We don't crawl the websites yet. However, you can create an API on a given webpage and gather data from similar webpages on the same website by calling the API with the new URL.

awad · on Sept 18, 2019

How do you differentiate from Octoparse?

mxcrbn · on Sept 19, 2019

There is plenty of differences among which 1/ we don't rely on classic selectors (CSS, xPath, etc) which allows us to be resilient to website updates 2/ we offer a simple UI that automates data selection and structuration and 3/ we are available on Windows and MacOS =)

kabacha · on Sept 19, 2019

> we don't rely on classic selectors (CSS, xPath, etc)

I'm not buying this, does AI process html as text lol? Surely it process it as a tree, right?

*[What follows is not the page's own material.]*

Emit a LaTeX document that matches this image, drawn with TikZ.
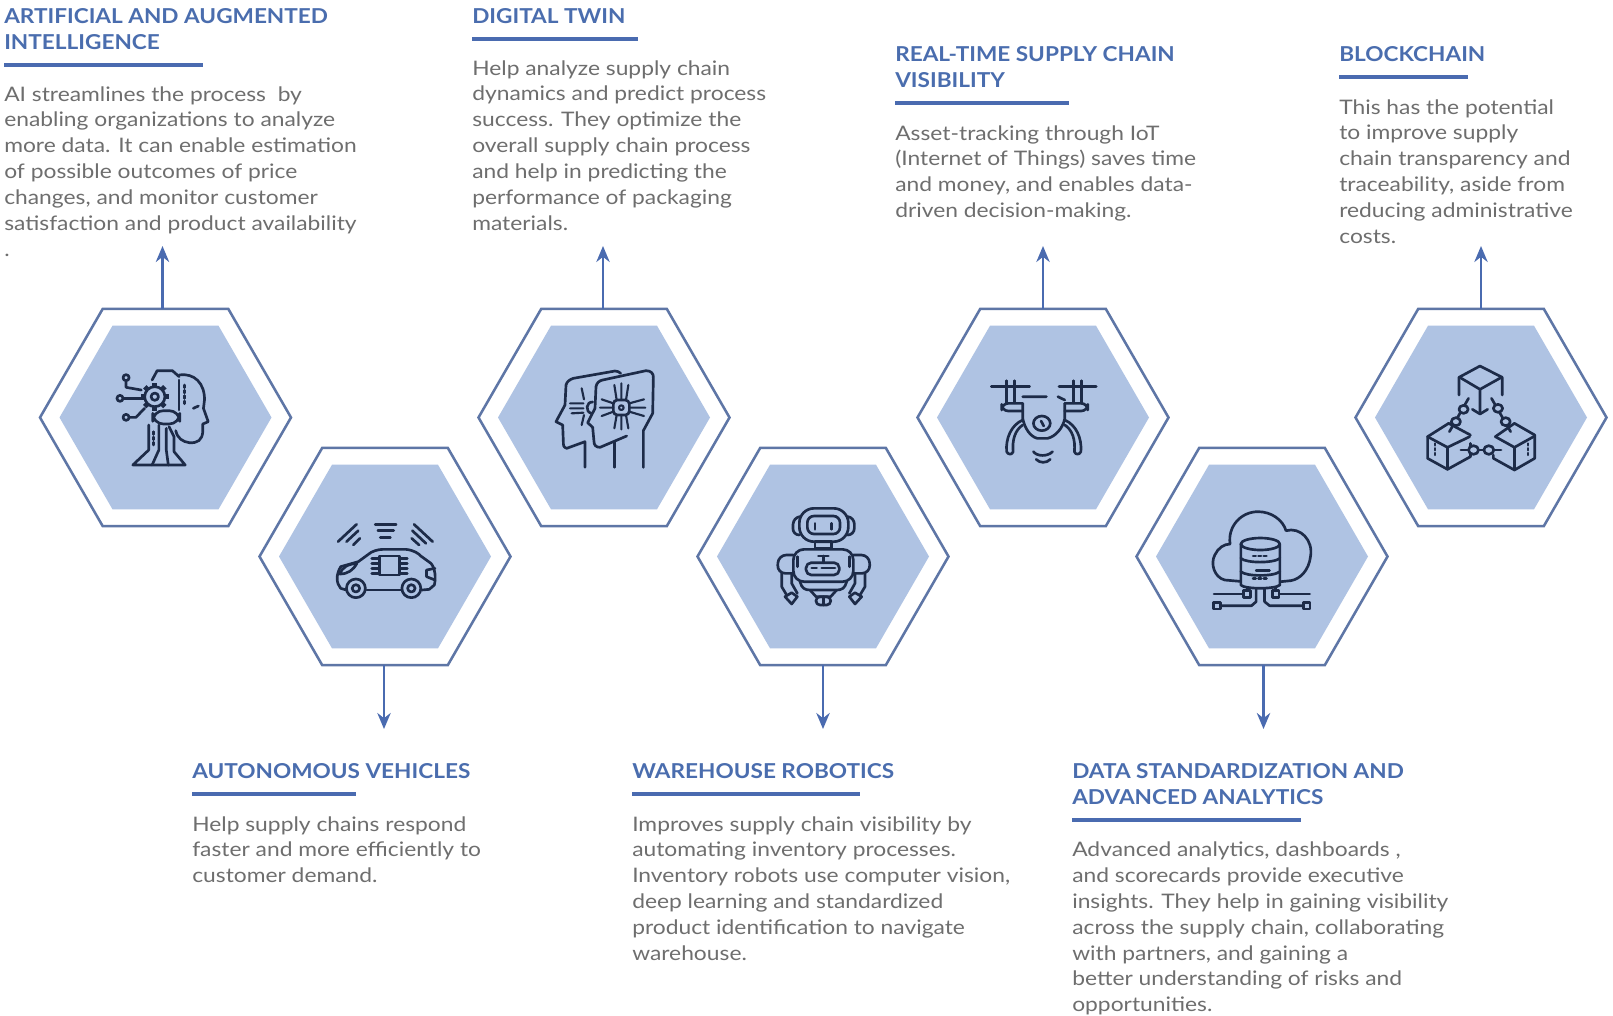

HPouillot · on Sept 19, 2019

We use machine learning to extract the content of the page, which means when the webpage changes you don't have to update your selection like Octoparse.

bayareamaverick · on Sept 18, 2019

Congrats! Look forward to trying it out.

mxcrbn · on Sept 18, 2019

Thanks! Let us know if you have any question or feedback =)

cryptozeus · on Sept 18, 2019

Really neat !

mxcrbn · on Sept 18, 2019

Thank you !

jtx22 · on Sept 18, 2019

I wonder how long it'll take these sites to require Captcha for basic access.

mxcrbn · on Sept 18, 2019

Good question. However, that would require websites' users to validate a Captcha every time they navigate it, which is not optimal in terms of user experience.

skidMarkUndies · on Sept 18, 2019

reCaptcha V3 operates behind the scenes though:

https://developers.google.com/recaptcha/docs/v3

mxcrbn · on Sept 18, 2019

Good point! That's why our plan is to focus on use-cases that create value for websites too, in order to partner up with them.